Has Gretzky gone morally bankrupt?

Over this last week, a controversial issue has taught me to look at people for who they are—and not through who the media makes them out to be.
Wayne Gretzky has been through a whirlwind of events over the last week. With the pressure of the Olympic hockey team gearing up for the 2006 competition and with his Phoenix Coyotes pulling the shoot this season, the last thing Gretzky needed was the recent gambling scandal that was uncovered involving his wife, Janet Jones, and assistant coach Rick Tocchet.
I think he’s handled the situation quite well considering the outward abuse he’s endured from the media. But heck, let’s talk about it anyway.
I find it hard to believe Gretzky’s had no knowledge of his wife’s involvement in the multi-million dollar gambling ring. I have found it hard to admit the man I outwardly deemed as a “hero”—not only for his hockey skill, but for his morals and values—is being connected with anything illegal.
I have been forced to look at this issue from both sides.
If he did have knowledge of his wife’s involvement, what does that say about him as a person? I think a lot of who we are is portrayed through who we choose to associate and spend our time with.

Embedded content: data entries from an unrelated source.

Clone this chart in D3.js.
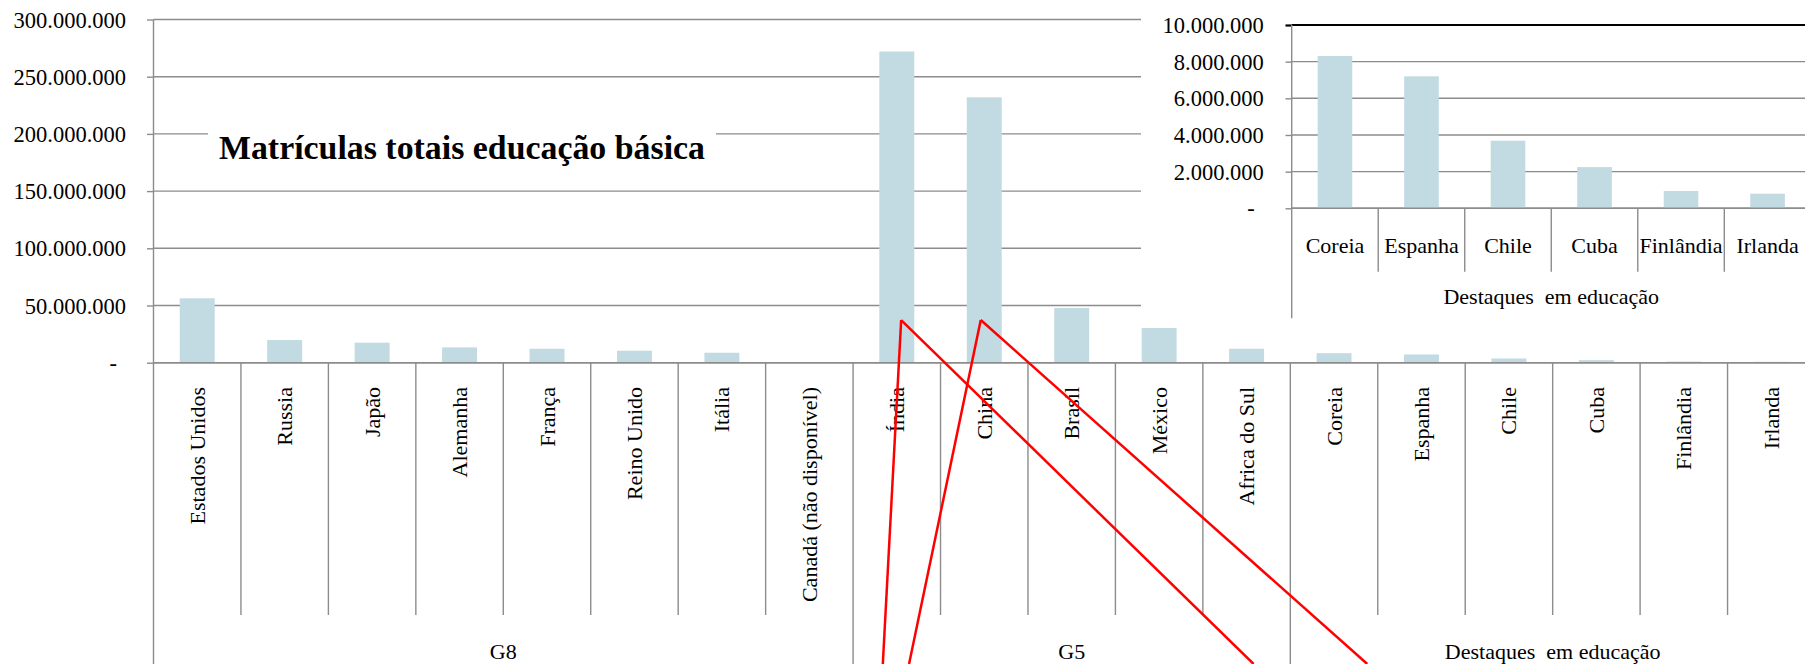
<!DOCTYPE html>
<html><head><meta charset="utf-8">
<script src="https://cdn.jsdelivr.net/npm/d3@7"></script>
<style>
html,body{margin:0;padding:0;background:#fff;}
svg{display:block;font-family:"Liberation Serif","Times New Roman",serif;}
</style></head><body>
<svg id="chart" width="1805" height="664"></svg>
<script>
// ---------- DATA ----------
const categories = ["Estados Unidos","Russia","Japão","Alemanha","França","Reino Unido","Itália","Canadá (não disponível)","Índia","China","Brasil","México","Africa do Sul","Coreia","Espanha","Chile","Cuba","Finlândia","Irlanda"];
const values = [56300000,19800000,17500000,13400000,12200000,10500000,8700000,null,272000000,232000000,47800000,30300000,12200000,8310000,7200000,3690000,2250000,945000,800000];
const groupNames = ["G8","G5","Destaques  em educação"];
const groupSizes = [8,5,6];
const mainTicks = [0,50000000,100000000,150000000,200000000,250000000,300000000];
const titleText = "Matrículas totais educação básica";

const insetCategories = ["Coreia","Espanha","Chile","Cuba","Finlândia","Irlanda"];
const insetValues = [8310000,7200000,3690000,2250000,945000,800000];
const insetGroup = "Destaques  em educação";
const insetTicks = [0,2000000,4000000,6000000,8000000,10000000];

// annotation lines (category units / values): apex and two feet
const annotations = [
  {apexCat:8.55, apexVal:37300000, feet:[8.34, 12.58]},
  {apexCat:9.46, apexVal:37300000, feet:[8.64, 13.88]}
];

// ---------- SETUP ----------
const W = 1805, H = 664;
const svg = d3.select("#chart");
const loc = d3.formatLocale({decimal:",", thousands:".", grouping:[3], currency:["",""]});
const f = loc.format(",d");
const fmt = v => v === 0 ? "-" : f(v);
const GRID = "#8c8c8c", BAR = "#c2dbe2", FS = 22;

// ---------- MAIN CHART ----------
const M = {left:153.5, right:1815, top:19.5, base:362.7};
const x = d3.scaleBand().domain(categories).range([M.left, M.right]).paddingInner(0.6).paddingOuter(0.3);
const xCell = d3.scaleBand().domain(categories).range([M.left, M.right]).padding(0);
const xUnit = d3.scaleLinear().domain([0, categories.length]).range([M.left, M.right]);
const y = d3.scaleLinear().domain([0, 300000000]).range([M.base, M.top]);
const main = svg.append("g");

// gridlines
main.selectAll("line.grid").data(mainTicks).join("line")
  .attr("x1", M.left).attr("x2", M.right)
  .attr("y1", d => y(d)).attr("y2", d => y(d))
  .attr("stroke", GRID).attr("stroke-width", 1.4);

// y axis
const yAxis = d3.axisLeft(y).tickValues(mainTicks).tickSize(6.5).tickPadding(21).tickFormat(fmt);
const yg = main.append("g").attr("transform", `translate(${M.left},0)`).call(yAxis);
yg.select(".domain").remove();
yg.selectAll(".tick line").attr("stroke", GRID).attr("stroke-width", 1.4);
yg.selectAll(".tick text").attr("font-size", 22.5).attr("font-family", "Liberation Serif").attr("fill", "#000").attr("dy", "0.34em");
yg.selectAll(".tick text").filter(d => d === 0).attr("dx", -9);

// vertical axis line
main.append("line").attr("x1", M.left).attr("x2", M.left).attr("y1", M.top).attr("y2", H)
  .attr("stroke", GRID).attr("stroke-width", 1.4);

// bars
main.selectAll("rect.bar").data(categories.map((c, i) => ({c, v: values[i]})).filter(d => d.v != null)).join("rect")
  .attr("x", d => x(d.c)).attr("width", x.bandwidth())
  .attr("y", d => y(d.v)).attr("height", d => y(0) - y(d.v))
  .attr("fill", BAR);

// baseline drawn over bars
main.append("line").attr("x1", M.left).attr("x2", M.right).attr("y1", y(0)).attr("y2", y(0))
  .attr("stroke", GRID).attr("stroke-width", 1.4);

// category dividers
const groupStarts = [];
groupSizes.reduce((acc, s) => { groupStarts.push(acc); return acc + s; }, 0);
d3.range(1, categories.length + 1).forEach(i => {
  const xp = xUnit(i);
  const isGroup = groupStarts.includes(i) || i === categories.length;
  main.append("line").attr("x1", xp).attr("x2", xp).attr("y1", y(0)).attr("y2", isGroup ? H : 615)
    .attr("stroke", GRID).attr("stroke-width", 1.4);
});

// rotated category labels
main.selectAll("text.cat").data(categories).join("text")
  .attr("transform", d => `translate(${x(d) + x.bandwidth()/2 + 7.5},387) rotate(-90)`)
  .attr("text-anchor", "end").attr("font-size", FS).attr("fill", "#000")
  .text(d => d);

// group labels
groupNames.forEach((g, gi) => {
  const s = groupStarts[gi], e = s + groupSizes[gi];
  main.append("text").attr("x", (xUnit(s) + xUnit(e)) / 2).attr("y", 659)
    .attr("text-anchor", "middle").attr("font-size", FS).attr("fill", "#000")
    .style("white-space", "pre").text(g);
});

// title
main.append("rect").attr("x", 208).attr("y", 116).attr("width", 508).attr("height", 60).attr("fill", "#fff");
main.append("text").attr("x", 219).attr("y", 159).attr("font-size", 34).attr("font-weight", "bold")
  .attr("fill", "#000").attr("textLength", 486).attr("lengthAdjust", "spacingAndGlyphs").text(titleText);

// ---------- INSET ----------
const I = {left:1291.7, right:1291.7 + 6*86.52, top:25, base:208.3};
const ins = svg.append("g");
ins.append("rect").attr("x", 1141).attr("y", 0).attr("width", W - 1141).attr("height", 322).attr("fill", "#fff");
const xi = d3.scaleBand().domain(insetCategories).range([I.left, I.right]).paddingInner(0.6).paddingOuter(0.3);
const xiUnit = d3.scaleLinear().domain([0, insetCategories.length]).range([I.left, I.right]);
const yi = d3.scaleLinear().domain([0, 10000000]).range([I.base, I.top]);

ins.selectAll("line.grid").data(insetTicks).join("line")
  .attr("x1", I.left).attr("x2", I.right)
  .attr("y1", d => yi(d)).attr("y2", d => yi(d))
  .attr("stroke", d => d === 10000000 ? "#000" : GRID)
  .attr("stroke-width", d => d === 10000000 ? 2.2 : 1.4);

const yiAxis = d3.axisLeft(yi).tickValues(insetTicks).tickSize(6.2).tickPadding(21.7).tickFormat(fmt);
const yig = ins.append("g").attr("transform", `translate(${I.left},0)`).call(yiAxis);
yig.select(".domain").remove();
yig.selectAll(".tick line").attr("stroke", d => d === 10000000 ? "#000" : GRID).attr("stroke-width", d => d === 10000000 ? 2.2 : 1.4);
yig.selectAll(".tick text").attr("font-size", 22.5).attr("font-family", "Liberation Serif").attr("fill", "#000").attr("dy", "0.34em");
yig.selectAll(".tick text").filter(d => d === 0).attr("dx", -9);

ins.selectAll("rect.bar").data(insetCategories.map((c, i) => ({c, v: insetValues[i]}))).join("rect")
  .attr("x", d => xi(d.c)).attr("width", xi.bandwidth())
  .attr("y", d => yi(d.v)).attr("height", d => yi(0) - yi(d.v))
  .attr("fill", BAR);

ins.append("line").attr("x1", I.left).attr("x2", I.right).attr("y1", yi(0)).attr("y2", yi(0))
  .attr("stroke", GRID).attr("stroke-width", 1.4);
ins.append("line").attr("x1", I.left).attr("x2", I.left).attr("y1", I.top).attr("y2", 318.3)
  .attr("stroke", GRID).attr("stroke-width", 1.4);
d3.range(1, insetCategories.length + 1).forEach(i => {
  ins.append("line").attr("x1", xiUnit(i)).attr("x2", xiUnit(i)).attr("y1", yi(0)).attr("y2", 271.7)
    .attr("stroke", GRID).attr("stroke-width", 1.4);
});
ins.selectAll("text.cat").data(insetCategories).join("text")
  .attr("x", d => xi(d) + xi.bandwidth()/2).attr("y", 253)
  .attr("text-anchor", "middle").attr("font-size", FS).attr("fill", "#000").text(d => d);
ins.append("text").attr("x", (I.left + I.right) / 2).attr("y", 304)
  .attr("text-anchor", "middle").attr("font-size", FS).attr("fill", "#000")
  .style("white-space", "pre").text(insetGroup);

// ---------- ANNOTATION LINES ----------
const ann = svg.append("g");
annotations.forEach(a => {
  const ax = xUnit(a.apexCat), ay = y(a.apexVal);
  a.feet.forEach(fc => {
    ann.append("line").attr("x1", ax).attr("y1", ay).attr("x2", xUnit(fc)).attr("y2", H)
      .attr("stroke", "#ff0000").attr("stroke-width", 2.5);
  });
});
</script>
</body></html>
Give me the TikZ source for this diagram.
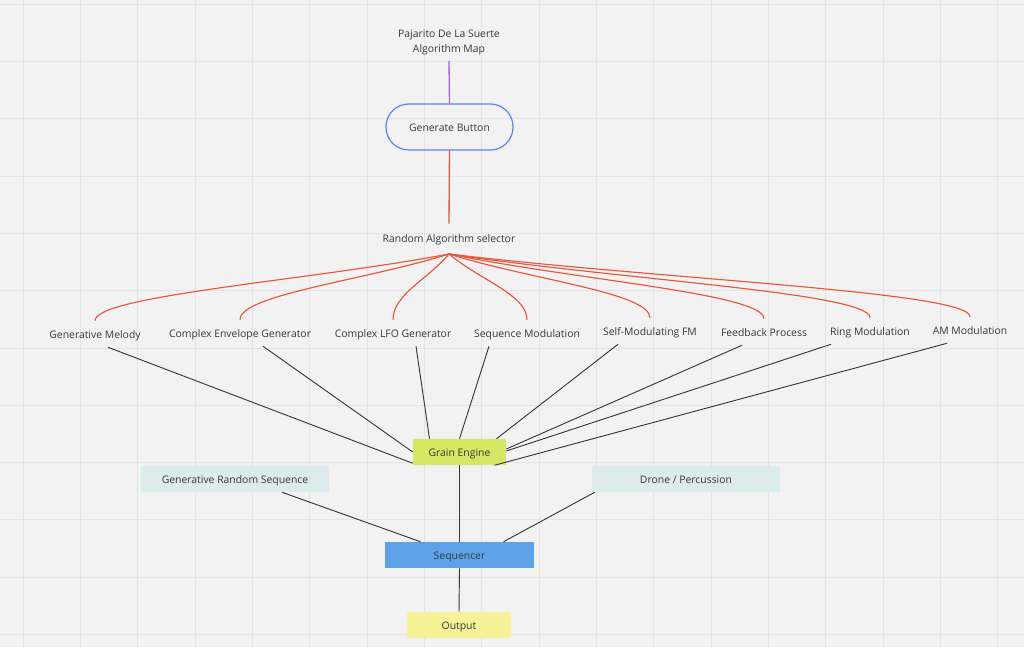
\documentclass[tikz,border=0pt]{standalone}
\usepackage{fontspec}
\setmainfont{Open Sans}
\usepackage{tikz}
\usetikzlibrary{calc}

\definecolor{bgcol}{HTML}{F2F2F2}
\definecolor{gridcol}{HTML}{E4E4E4}
\definecolor{txtcol}{HTML}{383838}
\definecolor{purplecol}{HTML}{AC5FE9}
\definecolor{redcol}{HTML}{E8553A}
\definecolor{btncol}{HTML}{5A84F3}
\definecolor{graincol}{HTML}{D5E763}
\definecolor{seqcol}{HTML}{5EA3EA}
\definecolor{outcol}{HTML}{F6F297}
\definecolor{tealcol}{HTML}{DCEBEC}

\tikzset{
  lbl/.style={text=txtcol, font=\fontsize{7.8}{11.25}\selectfont, inner sep=0pt, text height=7pt, text depth=0pt, minimum height=19.5pt},
  box/.style={lbl, minimum height=19.5pt},
  sel/.style={redcol, line width=0.85pt},
  wire/.style={txtcol, line width=0.7pt}
}

\begin{document}
\begin{tikzpicture}[x=0.75pt, y=-0.75pt]
            \useasboundingbox [fill=bgcol] (0,0) rectangle (1024,647);
            % grid
            \foreach \i in {0,...,17} \draw [gridcol, line width=0.75pt] (23+57.35*\i,0) -- (23+57.35*\i,647);
            \foreach \j in {0,...,11} \draw [gridcol, line width=0.75pt] (0,4.2+57.3*\j) -- (1024,4.2+57.3*\j);

            \node [text=txtcol, font=\fontsize{7.8}{11.25}\selectfont, align=center, inner sep=4.5pt] (title) at (449,42) {Pajarito De La Suerte\\Algorithm Map};
            \node [lbl, draw=btncol, line width=0.9pt, rounded corners=17pt, minimum width=95.25pt, minimum height=34.5pt] (btn) at (449.5,127) {Generate Button};
            \node [lbl, minimum height=21pt] (rnd) at (449,238) {Random Algorithm selector};
            \coordinate (hub) at (449,254);
            \draw [purplecol, line width=1pt] (title.south) -- (btn.north);
            \draw [sel, line width=1pt] (btn.south) -- (rnd.north);

            % algorithms
            \node [lbl] (gm) at (95,334) {Generative Melody};
            \node [lbl] (ceg) at (240,333) {Complex Envelope Generator};
            \node [lbl] (lfo) at (393,333) {Complex LFO Generator};
            \node [lbl] (seqm) at (527,333) {Sequence Modulation};
            \node [lbl] (smfm) at (650,331) {Self-Modulating FM};
            \node [lbl] (fb) at (764,332) {Feedback Process};
            \node [lbl] (ring) at (870,331) {Ring Modulation};
            \node [lbl] (am) at (970,330) {AM Modulation};
            \foreach \a in {gm,ceg,lfo,seqm,smfm,fb,ring,am}
              \draw [sel] (hub) .. controls ($(hub)!.4!(\a.north)$) and ($(\a.north)+(0,-25)$) .. (\a.north);

            \node [box, fill=graincol, minimum width=69.75pt] (ge) at (459.5,452) {Grain Engine};
            \node [box, fill=tealcol, minimum width=141pt] (grs) at (235,479) {Generative Random Sequence};
            \node [box, fill=tealcol, minimum width=141pt] (drone) at (686,479) {Drone / Percussion};
            \node [box, fill=seqcol, minimum width=111.75pt] (seqr) at (459.5,555) {Sequencer};
            \node [box, fill=outcol, minimum width=78pt] (out) at (459,625) {Output};

            \draw [wire] ([xshift=9.75pt]gm.south) -- ([yshift=1.5pt]ge.south west);
            \draw [wire] ([xshift=17.25pt]ceg.south) -- (ge.west);
            \draw [wire] ([xshift=17.25pt]lfo.south) -- ([xshift=-22.5pt]ge.north);
            \draw [wire] ([xshift=-28.5pt]seqm.south) -- (ge.north);
            \draw [wire] ([xshift=-24pt]smfm.south) -- ([xshift=27.75pt]ge.north);
            \draw [wire] ([xshift=-16.5pt]fb.south) -- ([yshift=2.25pt]ge.east);
            \draw [wire] ([xshift=-29.25pt]ring.south) -- ([yshift=0.75pt]ge.east);
            \draw [wire] ([xshift=-17.25pt]am.south) -- ([xshift=26.25pt]ge.south);

            \draw [wire] (ge.south) -- (seqr.north);
            \draw [wire] ([xshift=35.25pt]grs.south) -- ([xshift=-29.25pt]seqr.north);
            \draw [wire] ([xshift=2.25pt]drone.south west) -- ([xshift=33pt]seqr.north);
            \draw [wire] (seqr.south) -- (out.north);
        \end{tikzpicture}
\end{document}
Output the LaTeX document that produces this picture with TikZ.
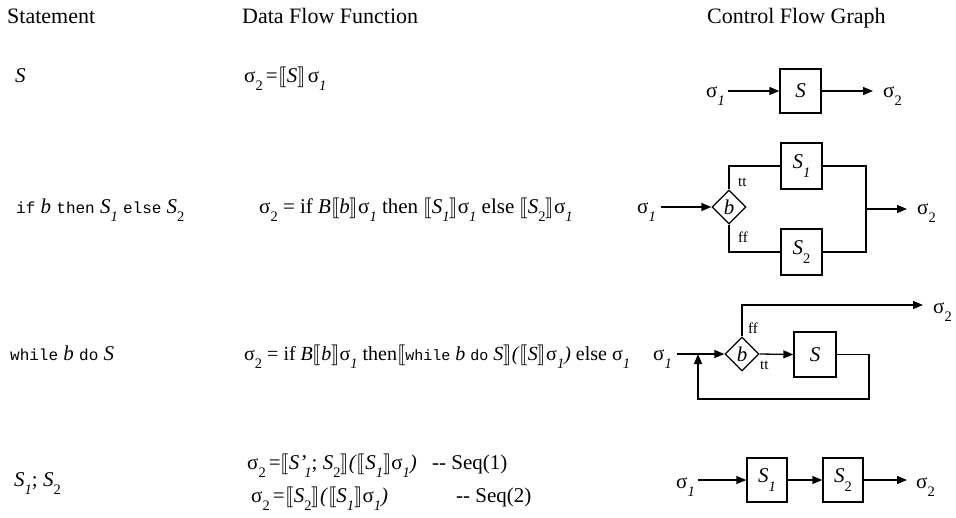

If Gretzky chose to continue the relationship with his wife knowing she was involved in illegal gambling, which has been rumoured to be connected with the mob, it goes against anything and everything I have ever preached about “The Great One.”
I saw Gretzky as a man of truth, honour, and integrity. But when his wife is betting on sporting events that ultimately could alter or end his reputation, career, and liability, it makes me wonder how he could stand by and watch this go down.
He should have spoken up, if not for the moral dilemma, at least for the sake of professional sports in general. It’s one thing for the average citizen to bet pro-line or even dabble in some online sport gambling.
But when you ultimately can impact the outcome of a game based on your high-standing position in the NHL, it’s scary to think what professional sports could become in the future.
Regardless of whether or not he physically made a bet himself, the point is the person who is making the bet may have a few connections (a.k.a. her husband, Wayne Gretzky, and all of his friends who happen to be NHL coaches).
Also, I remember Janet Jones (yeah, she was big) for about five seconds—and I’m pretty sure she didn’t make enough money to drop $500,000 in less than four months.
I have a sneaking suspicion she may have dabbled in her husband’s earnings.
Now, to be fair, let’s give Gretzky the benefit of the doubt. Maybe he really didn’t have any idea that all this illegal activity was going on right under his nose. And there’s a serious possibility his wife has a problem with gambling.
Really, who bets $5,000 on an NFL coin toss? I smell an addiction.
The only people who really know the truth are Gretzky and Jones. It’s easy for the public to pass judgment (I’m pretty sure I just passed my own), but really, no one will ever know what really occurred.
The way I see it is no pro athlete, coach, or family member should be able to bet on professional sporting events. There are too many dishonest people out there and, in the end, I think all of us true sports fans would suffer.
If they don’t have anything to hide and need to gamble that badly, do it like most people—legally.